After 1,390.5 miles of driving over two days, I arrived in the ancestral homeland -- Massachusetts -- on Tuesday night.

And how do I know I was back in Fitchburg? I could buy a cup of Dunkin' Donuts coffee.


... and a copy of the Boston Globe. It might be going broke, but it's still a hell of a paper. Today's editorial page was miles better than the Minneapolis Star Tribune. It actually took a stand on important issues.

Every stop in Fitchburg has a good memory. The Dunkin' is on the site of the old MaryAnn Donuts, where the family would stop for a treat after Friday night swim at the Y. It's right across the street from Crocker Field, where we used to watch the Fitchburg High School Red Raiders football team, from the spot just in front of the WEIM location in the pressbox, the better to have our obscenities broadcast to the world.

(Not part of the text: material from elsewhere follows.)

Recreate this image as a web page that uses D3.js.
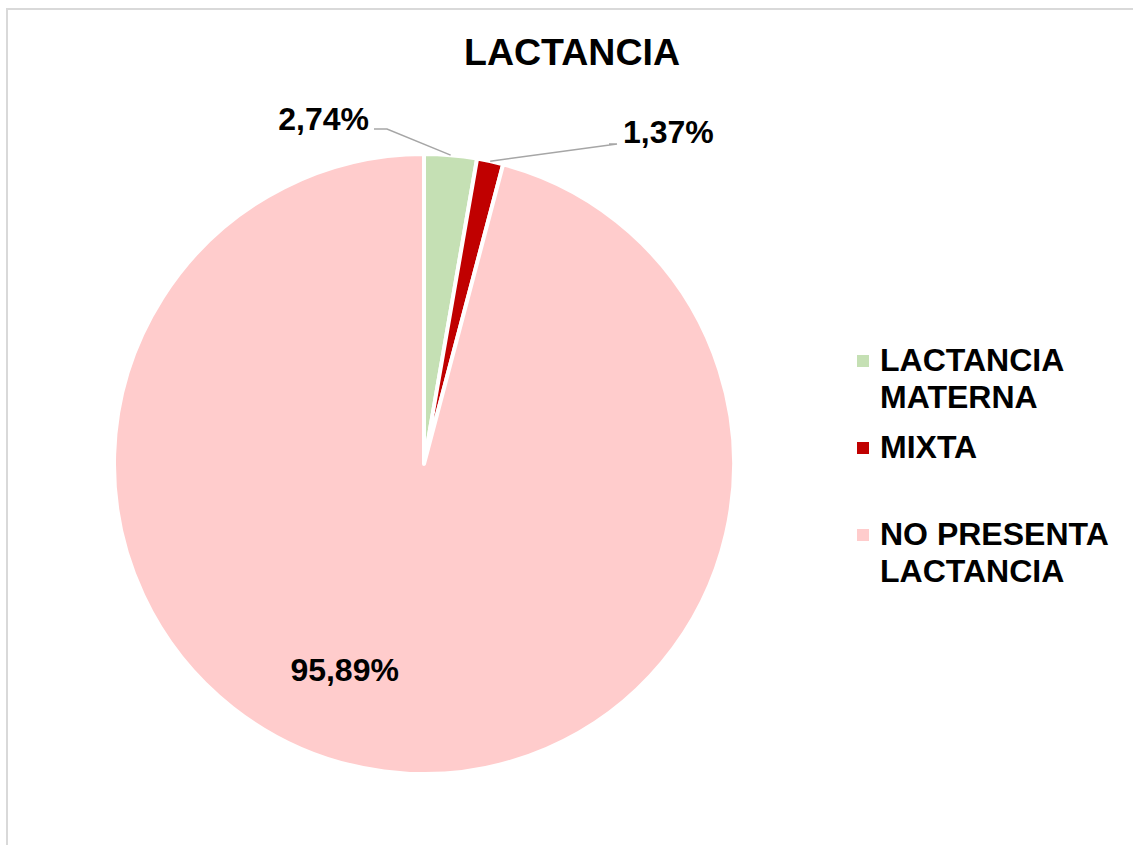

Every view is like that. This one. My old elementary school -- the brick building -- and the paper mills that made the city hum back in the day when this country not only had a manufacturing base, but a thriving one. I could tell you, I think, what every building in this city used to be. That yellow one use to be Godroy Wholesalers.


It's a city chiseled into the granite hills, and a welcome antidote to two days of driving across the flatland of the nation's midsection.

Fitchburg has its problems. I could barely see as I drove in last night -- being rainy and all -- because the city has turned off most of its street lights to save money.

It got hit -- bad -- by an ice storm this winter. Residents have cleaned up the debris and put it out by the road where they've been told the city will pick it up. But nobody has picked it up and it's almost May.



I haven't had a chance to look at the damage around my mother's house yet. Yes, this is the roof I fell off of last year (from the peak).


Most of my work today was spent indoors, rewiring a nursery light system for my mother's flowers and vegetable seedlings in the basement. I got to see the route from Ashburnham St., to Home Depot several times, however. And she's good to go and should be in good shape to get a head start on growing other crops if Massachusetts ever legalizes marijuana.